Written problem: Every line below should be copied exactly; drop the pictures.
>> start Supplied material
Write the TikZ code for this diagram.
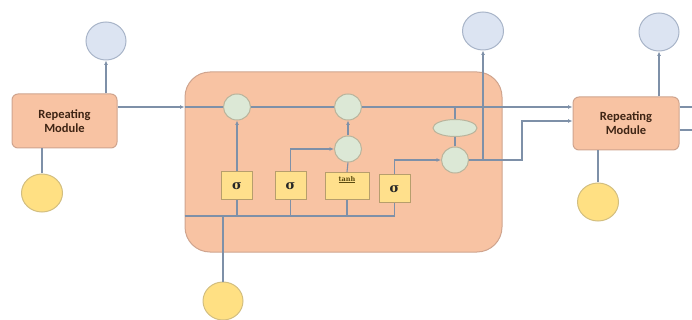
\documentclass[tikz,border=0pt]{standalone}
\usepackage{fontspec}
\newfontfamily\calfont{Carlito}
\newfontfamily\grkfont{DejaVu Serif}
\usetikzlibrary{arrows.meta,shapes.geometric}
\definecolor{peach}{HTML}{F8C3A3}
\definecolor{peachb}{HTML}{CFA48E}
\definecolor{bluef}{HTML}{DCE4F2}
\definecolor{blueb}{HTML}{A8B4C8}
\definecolor{yelf}{HTML}{FFE083}
\definecolor{yelb}{HTML}{D2BE80}
\definecolor{grnf}{HTML}{DCE8D6}
\definecolor{grnb}{HTML}{B9B49C}
\definecolor{gatef}{HTML}{FFE08C}
\definecolor{gateb}{HTML}{B79E6C}
\definecolor{lnc}{HTML}{7E90A8}
\definecolor{txt}{HTML}{3E2414}
\definecolor{tanhc}{HTML}{5A4A10}
\begin{document}
\begin{tikzpicture}[x=1pt,y=-1pt,
  ln/.style={draw=lnc,line width=1.1pt},
  arrow/.style={ln,-{Latex[length=4.5pt,width=4pt]}},
  module/.style={draw=peachb,fill=peach,line width=1pt,rounded corners=6pt,minimum width=105pt,minimum height=54pt,inner sep=0pt,
    font=\calfont\bfseries\fontsize{12.5}{14}\selectfont,text=txt,align=center},
  outc/.style={ellipse,draw=blueb,fill=bluef,line width=1pt,minimum width=40pt,minimum height=38pt,inner sep=0pt},
  inc/.style={ellipse,draw=yelb,fill=yelf,line width=1pt,minimum width=41pt,minimum height=38pt,inner sep=0pt},
  op/.style={ellipse,draw=grnb,fill=grnf,line width=1pt,minimum width=27pt,minimum height=26pt,inner sep=0pt},
  gate/.style={draw=gateb,fill=gatef,line width=1pt,minimum width=31pt,minimum height=28pt,inner sep=0pt,text=black!85,font=\grkfont\bfseries\fontsize{13}{13}\selectfont},
]
\useasboundingbox (0,0) rectangle (692,320);
% outer cell
\node[draw=peachb,fill=peach,line width=1pt,rounded corners=25pt,minimum width=317pt,minimum height=180pt] (big) at (343.5,162) {};
% left module
\node[module] (mod1) at (64.5,121) {Repeating\\Module};
\node[outc] (blue1) at (106,41) {};
\node[inc] (yel1) at (42,193) {};
\draw[arrow] (blue1.south |- mod1.north) -- (blue1.south);
\draw[ln] (yel1.north |- mod1.south) -- (yel1.north);
% right module
\node[module,minimum width=106pt,minimum height=53pt] (mod2) at (626,123.5) {Repeating\\Module};
\node[outc] (blue3) at (659,32) {};
\node[inc] (yel3) at (598,202) {};
\draw[arrow] (blue3.south |- mod2.north) -- (blue3.south);
\draw[ln] (yel3.north |- mod2.south) -- (yel3.north);
% inside operations
\node[op] (c1) at (237,107) {};
\node[op] (c2) at (348,107) {};
\node[op] (c3) at (348,149) {};
\node[op] (c4) at (455,160) {};
\node[op,minimum width=44pt,minimum height=17pt] (ell) at (455,128) {};
% gates
\node[gate] (s1) at (237,186) {σ};
\node[gate] (s2) at (290.5,186) {σ};
\node[gate,minimum width=44pt,minimum height=27pt] (th) at (347,186) {};
\node[font=\grkfont\bfseries\fontsize{6.5}{8}\selectfont,text=tanhc,anchor=north,inner sep=0pt] (thl) at ([yshift=-4pt]th.north) {\underline{tanh}};
\node[gate] (s3) at (394.5,189) {σ};
% input
\node[inc,minimum width=40pt] (yel2) at (223,301) {};
\coordinate (bus) at (0,216);
\coordinate (k) at (522,121);
\coordinate (e1) at (692,107);
\coordinate (e2) at (692,130);
\node[outc,minimum width=41pt] (blue2) at (483,31) {};
% top line
\draw[arrow] (mod1.east |- c1) -- (big.west |- c1);
\draw[ln] (big.west |- c1) -- (c1.west);
\draw[ln] (c1.east) -- (c2.west);
\draw[arrow] (c2.east) -- (mod2.west |- c2);
% bus
\draw[ln] (big.west |- bus) -- (s3.south |- bus) -- (s3.south);
\draw[ln] (s1.south) -- (s1.south |- bus);
\draw[ln] (s2.south) -- (s2.south |- bus);
\draw[ln] (th.south) -- (th.south |- bus);
\draw[ln] (yel2.north) -- (yel2.north |- bus);
% gate connections
\draw[arrow] (s1.north) -- (c1.south);
\draw[arrow] (s2.north) |- (c3.west);
\draw[ln] (th.north) -- (c3.south);
\draw[arrow] (c3.north) -- (c2.south);
\draw[arrow] (s3.north) |- (c4.west);
\draw[ln] (c4.north) -- (ell.south);
\draw[ln] (ell.north) -- (ell.north |- c1);
\draw[arrow] (c4.east) -| (k) -- (mod2.west |- k);
\draw[arrow] (blue2.south |- c4) -- (blue2.south);
% exits
\draw[ln] (mod2.east |- e1) -- (e1);
\draw[ln] (mod2.east |- e2) -- (e2);
\end{tikzpicture}
\end{document}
>> end Supplied material
Correct response:
Write the TikZ code for this diagram.
\documentclass[tikz,border=0pt]{standalone}
\usepackage{fontspec}
\newfontfamily\calfont{Carlito}
\newfontfamily\grkfont{DejaVu Serif}
\usetikzlibrary{arrows.meta,shapes.geometric}
\definecolor{peach}{HTML}{F8C3A3}
\definecolor{peachb}{HTML}{CFA48E}
\definecolor{bluef}{HTML}{DCE4F2}
\definecolor{blueb}{HTML}{A8B4C8}
\definecolor{yelf}{HTML}{FFE083}
\definecolor{yelb}{HTML}{D2BE80}
\definecolor{grnf}{HTML}{DCE8D6}
\definecolor{grnb}{HTML}{B9B49C}
\definecolor{gatef}{HTML}{FFE08C}
\definecolor{gateb}{HTML}{B79E6C}
\definecolor{lnc}{HTML}{7E90A8}
\definecolor{txt}{HTML}{3E2414}
\definecolor{tanhc}{HTML}{5A4A10}
\begin{document}
\begin{tikzpicture}[x=1pt,y=-1pt,
  ln/.style={draw=lnc,line width=1.1pt},
  arrow/.style={ln,-{Latex[length=4.5pt,width=4pt]}},
  module/.style={draw=peachb,fill=peach,line width=1pt,rounded corners=6pt,minimum width=105pt,minimum height=54pt,inner sep=0pt,
    font=\calfont\bfseries\fontsize{12.5}{14}\selectfont,text=txt,align=center},
  outc/.style={ellipse,draw=blueb,fill=bluef,line width=1pt,minimum width=40pt,minimum height=38pt,inner sep=0pt},
  inc/.style={ellipse,draw=yelb,fill=yelf,line width=1pt,minimum width=41pt,minimum height=38pt,inner sep=0pt},
  op/.style={ellipse,draw=grnb,fill=grnf,line width=1pt,minimum width=27pt,minimum height=26pt,inner sep=0pt},
  gate/.style={draw=gateb,fill=gatef,line width=1pt,minimum width=31pt,minimum height=28pt,inner sep=0pt,text=black!85,font=\grkfont\bfseries\fontsize{13}{13}\selectfont},
]
\useasboundingbox (0,0) rectangle (692,320);
% outer cell
\node[draw=peachb,fill=peach,line width=1pt,rounded corners=25pt,minimum width=317pt,minimum height=180pt] (big) at (343.5,162) {};
% left module
\node[module] (mod1) at (64.5,121) {Repeating\\Module};
\node[outc] (blue1) at (106,41) {};
\node[inc] (yel1) at (42,193) {};
\draw[arrow] (blue1.south |- mod1.north) -- (blue1.south);
\draw[ln] (yel1.north |- mod1.south) -- (yel1.north);
% right module
\node[module,minimum width=106pt,minimum height=53pt] (mod2) at (626,123.5) {Repeating\\Module};
\node[outc] (blue3) at (659,32) {};
\node[inc] (yel3) at (598,202) {};
\draw[arrow] (blue3.south |- mod2.north) -- (blue3.south);
\draw[ln] (yel3.north |- mod2.south) -- (yel3.north);
% inside operations
\node[op] (c1) at (237,107) {};
\node[op] (c2) at (348,107) {};
\node[op] (c3) at (348,149) {};
\node[op] (c4) at (455,160) {};
\node[op,minimum width=44pt,minimum height=17pt] (ell) at (455,128) {};
% gates
\node[gate] (s1) at (237,186) {σ};
\node[gate] (s2) at (290.5,186) {σ};
\node[gate,minimum width=44pt,minimum height=27pt] (th) at (347,186) {};
\node[font=\grkfont\bfseries\fontsize{6.5}{8}\selectfont,text=tanhc,anchor=north,inner sep=0pt] (thl) at ([yshift=-4pt]th.north) {\underline{tanh}};
\node[gate] (s3) at (394.5,189) {σ};
% input
\node[inc,minimum width=40pt] (yel2) at (223,301) {};
\coordinate (bus) at (0,216);
\coordinate (k) at (522,121);
\coordinate (e1) at (692,107);
\coordinate (e2) at (692,130);
\node[outc,minimum width=41pt] (blue2) at (483,31) {};
% top line
\draw[arrow] (mod1.east |- c1) -- (big.west |- c1);
\draw[ln] (big.west |- c1) -- (c1.west);
\draw[ln] (c1.east) -- (c2.west);
\draw[arrow] (c2.east) -- (mod2.west |- c2);
% bus
\draw[ln] (big.west |- bus) -- (s3.south |- bus) -- (s3.south);
\draw[ln] (s1.south) -- (s1.south |- bus);
\draw[ln] (s2.south) -- (s2.south |- bus);
\draw[ln] (th.south) -- (th.south |- bus);
\draw[ln] (yel2.north) -- (yel2.north |- bus);
% gate connections
\draw[arrow] (s1.north) -- (c1.south);
\draw[arrow] (s2.north) |- (c3.west);
\draw[ln] (th.north) -- (c3.south);
\draw[arrow] (c3.north) -- (c2.south);
\draw[arrow] (s3.north) |- (c4.west);
\draw[ln] (c4.north) -- (ell.south);
\draw[ln] (ell.north) -- (ell.north |- c1);
\draw[arrow] (c4.east) -| (k) -- (mod2.west |- k);
\draw[arrow] (blue2.south |- c4) -- (blue2.south);
% exits
\draw[ln] (mod2.east |- e1) -- (e1);
\draw[ln] (mod2.east |- e2) -- (e2);
\end{tikzpicture}
\end{document}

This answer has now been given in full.